From the judge's comments at the hearing, it could also be reasonably inferred that he similarly credited the Commonwealth's witness. The requirement that judges make written findings of fact and state the reasons for the revocation, see rule 8(c) of the District/Municipal Courts Rules for Probation Violation Proceedings (2015), may be satisfied by an oral statement on the record by the judge that the testimony of one or more witnesses is credited and a brief statement of why probation is revoked.
The defendant did not challenge the sufficiency of the evidence supporting the judge's oral finding.

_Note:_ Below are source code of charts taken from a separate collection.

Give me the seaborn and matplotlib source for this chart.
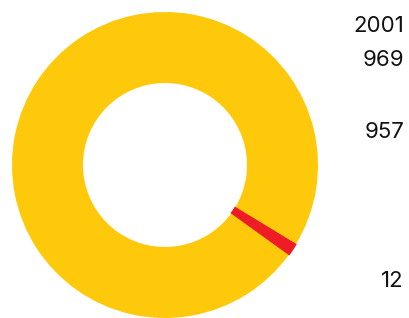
import matplotlib
matplotlib.use("Agg")
import matplotlib.pyplot as plt
import seaborn as sns

categories = ["A", "B"]
values = [957, 12]
labels = ["2001", "969", "957", "12"]
colors = ["#FEC80B", "#EE1D25"]

sns.set_theme(style="white")
plt.rcParams['font.family'] = ['Inter', 'Liberation Sans', 'DejaVu Sans']

fig = plt.figure(figsize=(4.09, 3.18), dpi=100)
W, H = 409, 318
ax = fig.add_axes([12 / W, 0, 306 / W, 306 / H])
wedges, _ = ax.pie(values, colors=colors, startangle=-31.3, counterclock=True,
                   radius=1.0, wedgeprops=dict(width=1 - 82 / 153, linewidth=0))
wedges[1].set_edgecolor(colors[1])
wedges[1].set_linewidth(1.1)
wedges[1].set_zorder(3)
ax.set_xlim(-1, 1)
ax.set_ylim(-1, 1)
ax.set_aspect("equal")
ax.axis("off")

ypos = [26, 59.5, 132, 281]
for lab, y in zip(labels, ypos):
    fig.text(404 / W, 1 - y / H, lab, ha="right", va="center", fontsize=16, color="#111111")

fig.savefig("out.png", dpi=100)
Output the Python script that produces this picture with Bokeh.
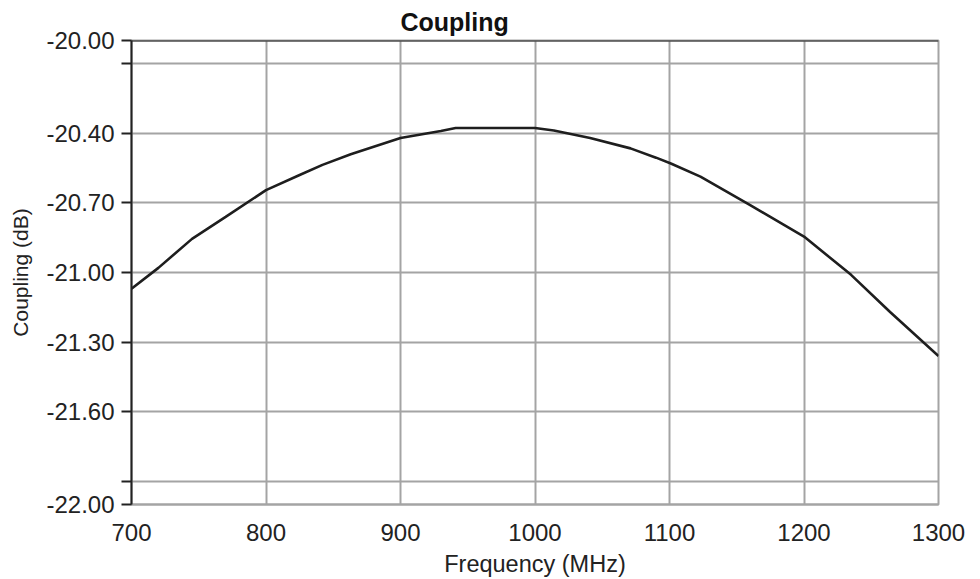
from bokeh.plotting import figure
from bokeh.models import FixedTicker, CustomJSTickFormatter, Range1d, Span, Title
from bokeh.embed import file_html
from bokeh.resources import INLINE

# Data
freq_mhz = [700, 720, 745, 770, 800, 825, 842, 863, 900, 930, 941, 970, 1000,
            1014, 1041, 1071, 1090, 1101, 1123, 1160, 1200, 1235, 1264, 1300]
coupling_db = [-21.07, -20.98, -20.855, -20.76, -20.645, -20.58, -20.536, -20.49,
               -20.42, -20.39, -20.377, -20.377, -20.377, -20.388, -20.42, -20.465,
               -20.505, -20.53, -20.587, -20.71, -20.845, -21.01, -21.17, -21.36]
x_ticks = [700, 800, 900, 1000, 1100, 1200, 1300]
y_ticks = [-22.0, -21.9, -21.6, -21.3, -21.0, -20.7, -20.4, -20.1, -20.0]
unlabeled_y = [-21.9, -20.1]

FONT = "Liberation Sans"
GRID = "#a4a4a4"

p = figure(width=980, height=579, output_backend="svg", toolbar_location=None,
           x_range=Range1d(700, 1300), y_range=Range1d(-22.0, -20.0),
           min_border_left=131, min_border_right=42, min_border_top=40,
           min_border_bottom=75, background_fill_color="white",
           border_fill_color="white", outline_line_color=GRID, outline_line_width=2)

t = Title(text="Coupling", align="left", offset=269, text_font=FONT,
          text_font_size="25px", text_font_style="bold", text_color="#111111",
          standoff=10)
p.add_layout(t, "above")

p.line(freq_mhz, coupling_db, line_color="#1e1e1e", line_width=2.6)

# axes
p.xaxis.ticker = FixedTicker(ticks=x_ticks)
p.yaxis.ticker = FixedTicker(ticks=y_ticks)
p.yaxis.formatter = CustomJSTickFormatter(args=dict(skip=unlabeled_y), code="""
for (const s of skip) { if (Math.abs(tick - s) < 1e-6) return ""; }
return tick.toFixed(2);
""")

p.xaxis.axis_label = "Frequency (MHz)"
p.yaxis.axis_label = "Coupling (dB)"
for ax in (p.xaxis, p.yaxis):
    ax.major_label_text_font = FONT
    ax.major_label_text_font_size = "24px"
    ax.major_label_text_color = "#222222"
    ax.axis_label_text_font = FONT
    ax.axis_label_text_font_style = "normal"
    ax.axis_label_text_color = "#222222"
    ax.minor_tick_line_color = None

p.xaxis.axis_label_text_font_size = "23.5px"
p.yaxis.axis_label_text_font_size = "21px"

p.xaxis.axis_line_color = GRID
p.xaxis.axis_line_width = 2
p.xaxis.major_tick_line_color = None
p.xaxis.major_tick_out = 0
p.xaxis.major_tick_in = 0
p.xaxis.major_label_standoff = 19
p.xaxis.axis_label_standoff = 7

p.yaxis.axis_line_color = "#222222"
p.yaxis.axis_line_width = 2
p.yaxis.major_tick_line_color = "#222222"
p.yaxis.major_tick_line_width = 2
p.yaxis.major_tick_out = 10
p.yaxis.major_tick_in = 0
p.yaxis.major_label_standoff = 7
p.yaxis.axis_label_standoff = 11

p.grid.grid_line_color = GRID
p.grid.grid_line_width = 2

# dark top border of the frame
p.add_layout(Span(location=-20.0, dimension="width", line_color="#222222", line_width=2))

open("out.html", "w").write(file_html(p, INLINE))
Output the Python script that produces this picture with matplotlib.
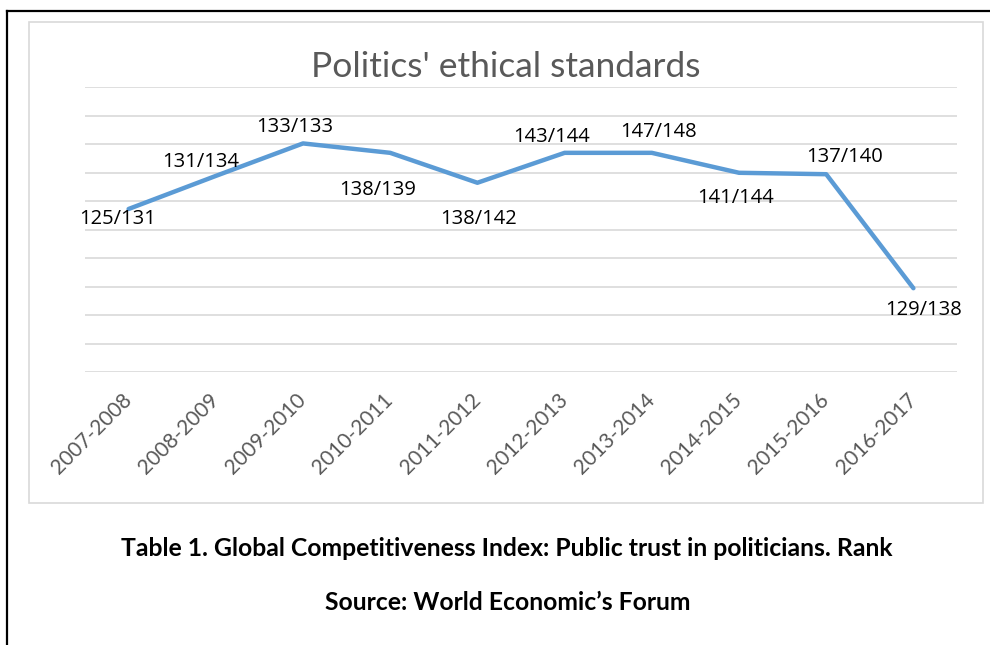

The defendant's contention that the probation officer should have been placed under oath before assisting in the violation hearing and subjected to cross-examination need not be addressed in great detail. The probation officer never testified during the hearing, and therefore did not need to be sworn in. Instead, by calling a witness, he was presenting evidence to the judge to support a finding of probable cause, as allowed by rule 5(c) of the District/Municipal Courts Rules for Probation Violation Proceedings (2015). Further, the defendant contends that the probation officer mentioned additional probation violations in his closing argument and that the defendant was not notified of those violations until that moment. That argument similarly lacks merit, as any additional violations were not at issue during the hearing and the probation officer's comments regarding the defendant's conduct while on probation were made while advocating for the probation officer's recommended disposition. This argument rings especially hollow where the defendant was only found in violation of probation for the one specified allegation that was the focus of the hearing. As neither argument supports a finding of error, neither amounted to a due process violation.